Income inequality in the United States has reached levels not observed since the Gilded Age, with profound implications for economic mobility, democratic participation, health outcomes, and social cohesion. The share of national income flowing to the top 1% has doubled since 1980, while the bottom 50% has seen minimal real income growth.

This thesis examines why inequality has risen so dramatically, what consequences this trend produces, and which policy interventions show the strongest evidence of effectiveness. The analysis integrates economic, sociological, and political science perspectives to build a comprehensive account of inequality's causes and cures.

2. Causal Analysis

The thesis evaluates four competing explanations for rising inequality:

Skill-Biased Technological Change - Automation and digitization increase returns to education and cognitive skills while reducing demand for routine manual and cognitive labor. This explanation accounts for rising college wage premiums but struggles to explain within-group inequality increases.

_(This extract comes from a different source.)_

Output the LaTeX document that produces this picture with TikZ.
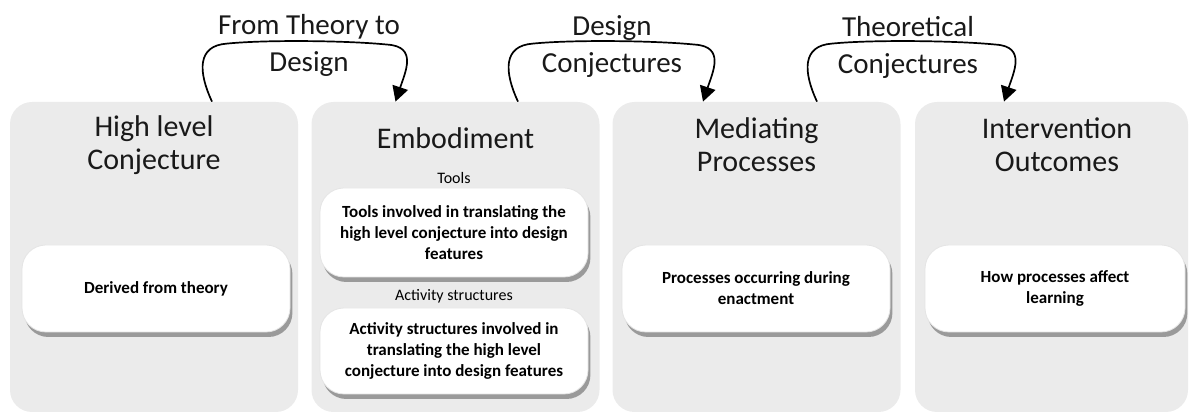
\documentclass[tikz,border=0pt]{standalone}
\usepackage{fontspec}
\setmainfont{Carlito}
\usepackage{tikz}
\usetikzlibrary{arrows.meta,calc,shadows}

\begin{document}
\begin{tikzpicture}[x=0.5pt,y=-0.5pt,
        panel/.style={fill=black!8,rounded corners=11pt,minimum width=144pt,minimum height=155pt,inner sep=0pt},
        card/.style={fill=white,draw=black!10,rounded corners=12pt,minimum width=134pt,minimum height=43.5pt,
            align=center,inner sep=0pt,font=\fontsize{8.5}{10.5}\selectfont\bfseries,
            drop shadow={shadow xshift=1.2pt,shadow yshift=-2.5pt,opacity=.75}},
        heading/.style={align=center,text=black!90,font=\fontsize{15}{16.5}\selectfont},
        caption/.style={font=\fontsize{8}{10}\selectfont},
        conjlabel/.style={align=center,text=black!90,font=\fontsize{14.5}{18.5}\selectfont},
        conj/.style={line width=0.85pt,-{Triangle[length=7.5pt,width=8pt]}}]
    \useasboundingbox (0,0) rectangle (1189,416);

    \node[panel] (p1) at (154,257) {};
    \node[panel] (p2) at (455.5,257) {};
    \node[panel] (p3) at (756.5,257) {};
    \node[panel,minimum width=136.5pt] (p4) at (1051.5,257) {};

    \node[heading] (t1) at (154,145) {High level\\Conjecture};
    \node[heading] (t2) at (455.5,138) {Embodiment};
    \node[heading] (t3) at (756.5,145) {Mediating\\Processes};
    \node[heading] (t4) at (1057,145) {Intervention\\Outcomes};

    \node[card] (derived) at (156,288.5) {Derived from theory};
    \node[caption] (toolcap) at (454,178) {Tools};
    \node[card,minimum height=44.5pt] (tools) at (454,232.5)
        {Tools involved in translating the\\high level conjecture into design\\features};
    \node[caption] (actcap) at (454,296) {Activity structures};
    \node[card,minimum height=43pt] (activity) at (454,351)
        {Activity structures involved in\\translating the high level\\conjecture into design features};
    \node[card] (processes) at (756,288.5) {Processes occurring during\\enactment};
    \node[card,minimum width=130pt] (learning) at (1055,288.5) {How processes affect\\learning};

    \node[conjlabel] (lab1) at (309,45) {From Theory to\\Design};
    \node[conjlabel] (lab2) at (612,47) {Design\\Conjectures};
    \node[conjlabel] (lab3) at (908,47) {Theoretical\\Conjectures};

    \coordinate (s1) at ($(p1.north)+(58,0)$);
    \coordinate (e1) at ($(p2.north)+(-60,0)$);
    \coordinate (s2) at ($(p2.north)+(62.5,0)$);
    \coordinate (e2) at ($(p3.north)+(-53.5,0)$);
    \coordinate (s3) at ($(p3.north)+(60.5,0)$);
    \coordinate (e3) at ($(p4.north)+(-47.5,0)$);
    \foreach \i in {1,2,3}
        \draw[conj] (s\i) .. controls +(-14,-30) and +(-30,2) .. ($(s\i)+(15,-58)$)
            .. controls +(40,-4) and +(-40,-4) .. ($(e\i)+(-8,-57)$)
            .. controls +(30,2) and +(10,-30) .. (e\i);
\end{tikzpicture}
\end{document}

Globalization - Trade liberalization and offshoring reduce wages for tradeable-sector workers, particularly in manufacturing. Evidence suggests significant but geographically concentrated effects.

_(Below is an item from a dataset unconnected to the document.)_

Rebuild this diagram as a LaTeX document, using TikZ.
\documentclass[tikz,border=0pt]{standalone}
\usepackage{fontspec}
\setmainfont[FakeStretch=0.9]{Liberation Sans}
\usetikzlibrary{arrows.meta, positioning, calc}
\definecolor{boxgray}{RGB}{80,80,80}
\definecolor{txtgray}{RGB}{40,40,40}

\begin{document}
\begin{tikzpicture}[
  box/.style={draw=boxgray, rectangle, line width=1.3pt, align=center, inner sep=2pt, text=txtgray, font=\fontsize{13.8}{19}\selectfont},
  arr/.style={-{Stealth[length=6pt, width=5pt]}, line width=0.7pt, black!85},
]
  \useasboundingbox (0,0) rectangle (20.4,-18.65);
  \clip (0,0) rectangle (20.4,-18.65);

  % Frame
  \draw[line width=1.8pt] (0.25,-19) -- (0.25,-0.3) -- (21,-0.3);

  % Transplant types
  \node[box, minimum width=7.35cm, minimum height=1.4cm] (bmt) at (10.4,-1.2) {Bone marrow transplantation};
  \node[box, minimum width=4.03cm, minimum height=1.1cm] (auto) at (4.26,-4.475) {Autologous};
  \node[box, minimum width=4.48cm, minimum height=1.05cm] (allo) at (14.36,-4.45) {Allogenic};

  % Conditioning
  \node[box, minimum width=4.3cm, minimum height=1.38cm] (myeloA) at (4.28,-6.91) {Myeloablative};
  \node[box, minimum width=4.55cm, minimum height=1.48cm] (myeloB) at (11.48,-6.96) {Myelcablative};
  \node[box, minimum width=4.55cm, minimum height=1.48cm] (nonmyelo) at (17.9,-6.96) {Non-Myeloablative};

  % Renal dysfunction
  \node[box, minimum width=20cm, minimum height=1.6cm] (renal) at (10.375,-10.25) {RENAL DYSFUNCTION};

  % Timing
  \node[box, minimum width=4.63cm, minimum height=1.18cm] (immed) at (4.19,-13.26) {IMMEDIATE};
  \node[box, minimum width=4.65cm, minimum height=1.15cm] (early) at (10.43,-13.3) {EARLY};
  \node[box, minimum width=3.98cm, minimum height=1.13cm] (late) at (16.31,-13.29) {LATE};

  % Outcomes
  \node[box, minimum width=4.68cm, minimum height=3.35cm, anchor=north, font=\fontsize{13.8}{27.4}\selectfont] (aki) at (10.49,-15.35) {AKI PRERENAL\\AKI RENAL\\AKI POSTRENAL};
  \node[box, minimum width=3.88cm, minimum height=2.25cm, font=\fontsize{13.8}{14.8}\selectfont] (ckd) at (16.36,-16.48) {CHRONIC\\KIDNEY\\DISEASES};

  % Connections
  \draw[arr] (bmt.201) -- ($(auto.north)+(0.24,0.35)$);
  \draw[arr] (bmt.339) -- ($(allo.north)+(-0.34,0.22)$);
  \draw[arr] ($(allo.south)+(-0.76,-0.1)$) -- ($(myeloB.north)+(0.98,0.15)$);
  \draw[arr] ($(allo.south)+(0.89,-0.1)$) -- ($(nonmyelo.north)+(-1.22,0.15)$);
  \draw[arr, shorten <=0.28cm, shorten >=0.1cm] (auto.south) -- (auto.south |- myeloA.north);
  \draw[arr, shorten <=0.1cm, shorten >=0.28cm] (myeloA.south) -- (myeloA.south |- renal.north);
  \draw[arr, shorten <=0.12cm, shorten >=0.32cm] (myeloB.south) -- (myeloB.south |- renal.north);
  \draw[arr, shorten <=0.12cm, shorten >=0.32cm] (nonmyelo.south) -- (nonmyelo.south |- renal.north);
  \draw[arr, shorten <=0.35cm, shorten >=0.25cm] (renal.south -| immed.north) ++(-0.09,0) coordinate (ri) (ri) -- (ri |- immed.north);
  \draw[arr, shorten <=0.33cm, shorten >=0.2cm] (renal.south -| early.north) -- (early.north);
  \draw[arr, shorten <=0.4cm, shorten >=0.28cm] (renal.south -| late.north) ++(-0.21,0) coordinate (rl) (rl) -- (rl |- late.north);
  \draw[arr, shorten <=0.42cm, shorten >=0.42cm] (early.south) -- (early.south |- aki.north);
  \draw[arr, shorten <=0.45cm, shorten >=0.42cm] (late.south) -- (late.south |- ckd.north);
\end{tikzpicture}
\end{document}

Institutional Erosion - Declining unionization (from 35% to 10% of private sector workers), minimum wage stagnation in real terms, and weakened labor market regulations directly compress lower-half wages.

Financialization - Growth of the financial sector and shareholder primacy norms redirect corporate surplus from workers to capital owners and executives.

3. Policy Assessment

Evidence assessment of major policy proposals:

• Progressive Taxation - Historical evidence shows top marginal rates of 50-70% are compatible with strong economic growth; current rates (37%) are historically low • Earned Income Tax Credit Expansion - Strong evidence of poverty reduction and labor force participation effects; most cost-effective existing transfer program • Minimum Wage Increases - Meta-analyses find minimal employment effects for moderate increases; $15 federal minimum would raise wages for 17 million workers • Universal Basic Income - Pilot evidence promising but fiscal sustainability at scale remains uncertain • Pre-Distribution Strategies - Sectoral bargaining, codetermination, antitrust enforcement, and educational investment address market income inequality directly

The thesis argues that effective inequality reduction requires combining redistributive taxation with pre-distribution reforms that alter the market distribution of income.

References

  1. [1]Piketty, T. Capital in the Twenty-First Century. Translated by A. Goldhammer. Harvard University Press, 2014.
  2. [2]Saez, E., and G. Zucman. "Wealth Inequality in the United States since 1913: Evidence from Capitalized Income Tax Data." Quarterly Journal of Economics 131, no. 2 (2016): 519-578.
  3. [3]Autor, D. H. "Skills, Education, and the Rise of Earnings Inequality among the 'Other 99 Percent.'" Science 344, no. 6186 (2014): 843-851.
  4. [4]Chetty, R., N. Hendren, P. Kline, and E. Saez. "Where Is the Land of Opportunity? The Geography of Intergenerational Mobility in the United States." Quarterly Journal of Economics 129, no. 4 (2014): 1553-1623.